For me, the most powerful poem is "Returning from the Enemy." This odyssey wrestles with issues of racial abuses mirrored by the physical and psychological abuse Harjo suffered at the hands of her philandering, self-destructive and charismatic father.

My father did not beat us because he hated us. He beat us because he hated

himself ... As an Indian man who still lived in lands that had been assigned to his

tribe, then reassigned to those who stole them he was belittled ... I thought his

name was Chief because that's what strangers and some of his friends called him.

I remember sitting on his lap as my mother drove him from jail. He was still a little

drunk and anger ricocheted back and forth between my mother and him.

In "The Path to the Milky Way Leads through Los Angeles," she squares off against the seductive enemy "overculture" (our market-economy mentality):

We can buy a map here of the stars' homes, dial a tone for dangerous love,

choose from several brands of water, or a hiss of oxygen for gentle rejuvenation.

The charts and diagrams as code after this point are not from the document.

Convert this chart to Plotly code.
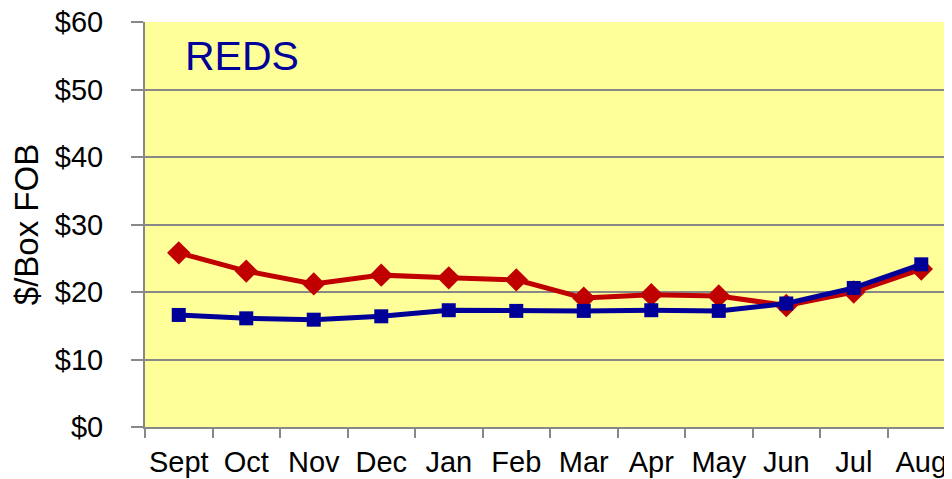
import plotly.graph_objects as go

months = ["Sept", "Oct", "Nov", "Dec", "Jan", "Feb", "Mar", "Apr", "May", "Jun", "Jul", "Aug"]
red_series = [25.8, 23.1, 21.2, 22.5, 22.1, 21.8, 19.1, 19.6, 19.4, 18.0, 20.0, 23.4]
blue_series = [16.6, 16.1, 15.9, 16.4, 17.3, 17.2, 17.2, 17.3, 17.2, 18.3, 20.6, 24.1]
y_ticks = [0, 10, 20, 30, 40, 50, 60]
y_tick_labels = ["$0", "$10", "$20", "$30", "$40", "$50", "$60"]

FONT = "Liberation Sans, Arial, sans-serif"

fig = go.Figure()
fig.add_trace(go.Scatter(
    x=months, y=red_series, mode="lines+markers",
    line=dict(color="#C00000", width=5),
    marker=dict(symbol="diamond", size=18, color="#C00000"),
    showlegend=False,
))
fig.add_trace(go.Scatter(
    x=months, y=blue_series, mode="lines+markers",
    line=dict(color="#000099", width=5),
    marker=dict(symbol="square", size=14, color="#000099"),
    showlegend=False,
))

fig.add_annotation(
    text="REDS", x=0.047, y=0.915, xref="paper", yref="paper",
    xanchor="left", yanchor="middle", showarrow=False,
    font=dict(family=FONT, size=41, color="#000099"),
)

fig.update_layout(
    width=944, height=471,
    margin=dict(l=137, r=0, t=14, b=52, autoexpand=False),
    paper_bgcolor="white",
    plot_bgcolor="#FFFF99",
    font=dict(family=FONT, size=29, color="black"),
)
fig.update_xaxes(
    type="category", range=[-0.5, 11.455],
    tickson="boundaries", ticks="outside", ticklen=9, tickwidth=2, tickcolor="#888888",
    showline=True, linecolor="#888888", linewidth=2,
    showgrid=False, tickfont=dict(size=29), tickangle=0,
    ticklabelstandoff=8,
    automargin=False, ticklabeloverflow="allow",
)
fig.update_yaxes(
    range=[0, 60], tickvals=y_ticks, ticktext=y_tick_labels,
    ticks="outside", ticklen=12, tickwidth=2, tickcolor="#888888",
    ticklabelstandoff=22, ticklabeloverflow="allow",
    showline=True, linecolor="#888888", linewidth=2,
    showgrid=True, gridcolor="#888888", gridwidth=2,
    zeroline=False, automargin=False,
    title=dict(text="$/Box FOB", font=dict(size=33), standoff=12),
    tickfont=dict(size=29),
)

fig.write_html("out.html")
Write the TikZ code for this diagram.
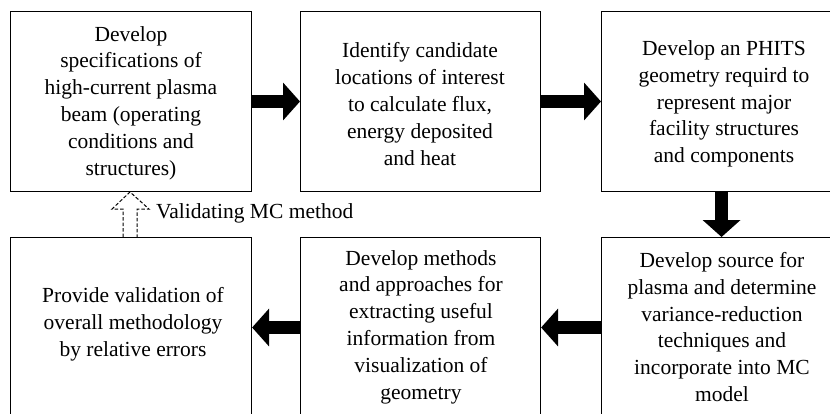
\documentclass[tikz,border=0pt]{standalone}
\usepackage{fontspec}
\setmainfont{Liberation Serif}
\usetikzlibrary{arrows.meta,calc}
\begin{document}
\begin{tikzpicture}[x=1pt,y=-1pt,
  box/.style={draw=black,line width=1.1pt,minimum width=#1,minimum height=180pt,inner sep=0pt,anchor=north west},
  txt/.style={align=center,font=\fontsize{21.5}{26.8}\selectfont,inner sep=0pt},
  bigarrow/.style={line width=13pt,-{Triangle[width=37pt,length=17pt]}}]
\useasboundingbox (0,0) rectangle (830,413);
\begin{scope}
\clip (0,0) rectangle (830,413);
\node[box=241pt] (b1) at (10,11) {};
\node[box=240pt] (b2) at (300,11) {};
\node[box=240pt] (b3) at (601,11) {};
\node[box=241pt] (b4) at (10,237) {};
\node[box=240pt] (b5) at (300,237) {};
\node[box=240pt] (b6) at (601,237) {};
\end{scope}
\node[txt] (t1) at (131,103) {Develop\\specifications of\\high-current plasma\\beam (operating\\conditions and\\structures)};
\node[txt] (t2) at (420,104) {Identify candidate\\locations of interest\\to calculate flux,\\energy deposited\\and heat};
\node[txt] (t3) at (724,104) {Develop an PHITS\\geometry requird to\\represent major\\facility structures\\and components};
\node[txt] (t4) at (133,324) {Provide validation of\\overall methodology\\by relative errors};
\node[txt] (t5) at (421,327) {Develop methods\\and approaches for\\extracting useful\\information from\\visualization of\\geometry};
\node[txt] (t6) at (722,327) {Develop source for\\plasma and determine\\variance-reduction\\techniques and\\incorporate into MC\\model};
% thick arrows
\draw[bigarrow] (b1.east |- 0,101.5) -- (b2.west |- 0,101.5);
\draw[bigarrow] (b2.east |- 0,101.5) -- (b3.west |- 0,101.5);
\draw[bigarrow] (b3.south) -- (b6.north);
\draw[bigarrow] (b6.west |- 0,327.5) -- (b5.east |- 0,327.5);
\draw[bigarrow] (b5.west |- 0,327.5) -- (b4.east |- 0,327.5);
% dashed hollow arrow
\coordinate (tip) at (130,192);
\draw[line width=1pt,dash pattern=on 3.5pt off 2pt] (123,237) -- (123,209) -- (112,209) -- (tip) -- (149,209) -- (137,209) -- (137,237);
\node[txt,anchor=west] (lab) at (156,213) {Validating MC method};
\end{tikzpicture}
\end{document}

Everyone knows you can't buy love but you can still sell your soul for less than a

song, to a stranger who will sell it to someone else for a profit until you're

owned by a company of strangers ...

I'd rather understand how to sing from a crow who was never good at singing or

much of anything but finding gold in the trash of humans.

Firmly centered in a deep reverence for the natural world, Harjo finds solace in her own Creek/Cherokee heritage and mythology. "A Map to the Next World" addresses her granddaughter.

You will travel through the membrane of death, smell cooking from the

encampment where our relatives make a feast of fresh deer meat and corn soup,

in the Milky Way.

They have never left us; we abandoned them for science ...

A white deer will come to greet you when the last human climbs from the

destruction.

Whether exploring family or the funeral of Cambodia's monstrous Pol Pot, poverty in the streets of Cairo or love, Harjo's masterly poems retain humility and awe at the nimbic pattern of existence.

Buy this book. Be ready to be shaken.